Let’s not bury the lede: Christopher McDonald’s Shooter McGavin is the glue in this cracked mosaic. Has there ever been a character so gloriously, cartoonishly contemptible? Yet somehow, here, in his post-institutionalized, semi-tragic mode, Shooter becomes that rare sequel gift. The villain you want to hug, the wounded wolf howling alongside Sandler’s battered lion. Their chemistry is still volatile, but it’s newly shaded with a strange, almost tender self-awareness.

It’s when the movie tips its hand, again and again, with those flashbacks to the original that the whole enterprise falters. The constant cutting to yesteryear plays like a studio executive waving a neon sign in your peripheral vision: “REMEMBER THIS?!” There’s an insecurity there that’s almost touching in its anxiety, but mostly, it’s an irritant, the film’s one “mama” joke too many, the echo you wish would just die down and let you enjoy the irreverence of the present. The best legacy sequels trust your memory and your love; this one, endearingly, can’t stop fidgeting, as if terrified you might have outgrown your affection.

And still, what persists is the party atmosphere.
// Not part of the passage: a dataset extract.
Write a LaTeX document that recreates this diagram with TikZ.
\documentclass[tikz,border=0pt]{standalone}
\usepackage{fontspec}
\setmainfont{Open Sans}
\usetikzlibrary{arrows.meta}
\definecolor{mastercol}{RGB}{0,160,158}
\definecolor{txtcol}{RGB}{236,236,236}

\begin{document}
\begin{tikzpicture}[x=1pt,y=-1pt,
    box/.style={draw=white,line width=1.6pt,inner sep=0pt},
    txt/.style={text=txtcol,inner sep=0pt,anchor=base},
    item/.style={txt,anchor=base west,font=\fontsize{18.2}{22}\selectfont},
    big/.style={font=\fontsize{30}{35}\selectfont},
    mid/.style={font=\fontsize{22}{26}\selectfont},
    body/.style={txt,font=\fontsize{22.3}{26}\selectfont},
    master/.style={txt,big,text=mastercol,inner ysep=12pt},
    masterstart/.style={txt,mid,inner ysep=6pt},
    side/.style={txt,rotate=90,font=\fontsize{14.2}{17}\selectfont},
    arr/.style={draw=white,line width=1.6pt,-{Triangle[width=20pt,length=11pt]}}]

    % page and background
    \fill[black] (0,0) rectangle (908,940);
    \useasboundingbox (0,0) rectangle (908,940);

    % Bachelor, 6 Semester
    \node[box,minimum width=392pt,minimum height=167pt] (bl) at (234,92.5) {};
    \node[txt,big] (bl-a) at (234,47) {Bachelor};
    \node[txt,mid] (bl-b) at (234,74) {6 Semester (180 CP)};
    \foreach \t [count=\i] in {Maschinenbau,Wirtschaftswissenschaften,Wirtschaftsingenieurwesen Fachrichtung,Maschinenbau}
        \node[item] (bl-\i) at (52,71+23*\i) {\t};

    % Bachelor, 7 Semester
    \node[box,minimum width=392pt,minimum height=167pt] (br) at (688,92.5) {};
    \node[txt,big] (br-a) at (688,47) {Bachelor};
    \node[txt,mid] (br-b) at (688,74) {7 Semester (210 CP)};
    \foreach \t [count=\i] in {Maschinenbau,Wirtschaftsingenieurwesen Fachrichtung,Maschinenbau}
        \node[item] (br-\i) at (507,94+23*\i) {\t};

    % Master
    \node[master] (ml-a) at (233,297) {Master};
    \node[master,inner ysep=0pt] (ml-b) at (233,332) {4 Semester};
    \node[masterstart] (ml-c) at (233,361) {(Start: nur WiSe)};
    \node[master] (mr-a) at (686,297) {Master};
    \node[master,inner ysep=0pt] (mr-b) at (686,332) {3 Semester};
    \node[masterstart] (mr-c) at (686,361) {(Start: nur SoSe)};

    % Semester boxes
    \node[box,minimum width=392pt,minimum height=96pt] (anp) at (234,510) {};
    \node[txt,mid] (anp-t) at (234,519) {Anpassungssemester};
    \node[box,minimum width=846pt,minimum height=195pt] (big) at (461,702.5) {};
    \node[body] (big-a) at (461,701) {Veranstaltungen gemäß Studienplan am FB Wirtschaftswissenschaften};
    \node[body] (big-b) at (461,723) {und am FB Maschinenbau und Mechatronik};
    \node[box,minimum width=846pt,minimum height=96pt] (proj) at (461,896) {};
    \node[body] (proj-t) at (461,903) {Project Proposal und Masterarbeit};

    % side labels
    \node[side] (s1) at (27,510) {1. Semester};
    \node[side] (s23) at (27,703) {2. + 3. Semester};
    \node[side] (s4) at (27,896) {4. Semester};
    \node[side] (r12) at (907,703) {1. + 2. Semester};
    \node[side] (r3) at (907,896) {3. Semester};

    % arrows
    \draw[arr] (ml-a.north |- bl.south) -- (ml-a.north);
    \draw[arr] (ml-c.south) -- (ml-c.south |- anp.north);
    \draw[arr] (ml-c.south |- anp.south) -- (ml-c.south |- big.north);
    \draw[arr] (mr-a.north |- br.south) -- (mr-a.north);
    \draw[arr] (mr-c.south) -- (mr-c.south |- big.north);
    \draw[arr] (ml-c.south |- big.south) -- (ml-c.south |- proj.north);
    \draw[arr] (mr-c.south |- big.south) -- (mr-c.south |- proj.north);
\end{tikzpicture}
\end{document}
A winking embrace of the classically dumb, the preposterous, the id-driven Sandler comedy that’s become its own genre. Kyle Newacheck orchestrates the mayhem with a kind of anarchic generosity, letting the ensemble flex and fumble and faceplant as needed. Benny Safdie is a deliciously odd addition, all hollow-eyed corporate menace, and the walk-on crowd, Steven A. Smith leaping out of the screen to shout you into submission, Margaret Qualley as a living light beam you want to follow back into a more sensible movie, keeps the carousel spinning wildly.

If you do not already love the first film, I beg you: don’t start here. This isn’t for you, and the unruly flock of loyalists deserves its moment of sunburned, slapstick communion. This sequel is a drunken family reunion. Sometimes tedious, frequently mortifying, but somehow essential if you’re one of the clan. Just as the original snuck in real feelings beneath the guffaws, this one, in its best moments, recaptures a flicker of sincerity: Sandler, a little slower but still game, still swinging for the fences with his busted, beloved clubs.

Happy Gilmore 2 is a minor miracle for its target audience, a messy, ignoble, and (God help us) moving bender of a legacy sequel. It’s for fools like us, stuffed to the gills with nostalgia and nacho cheese. It’s not for the world. It’s for the idiots, and sometimes, the idiots win.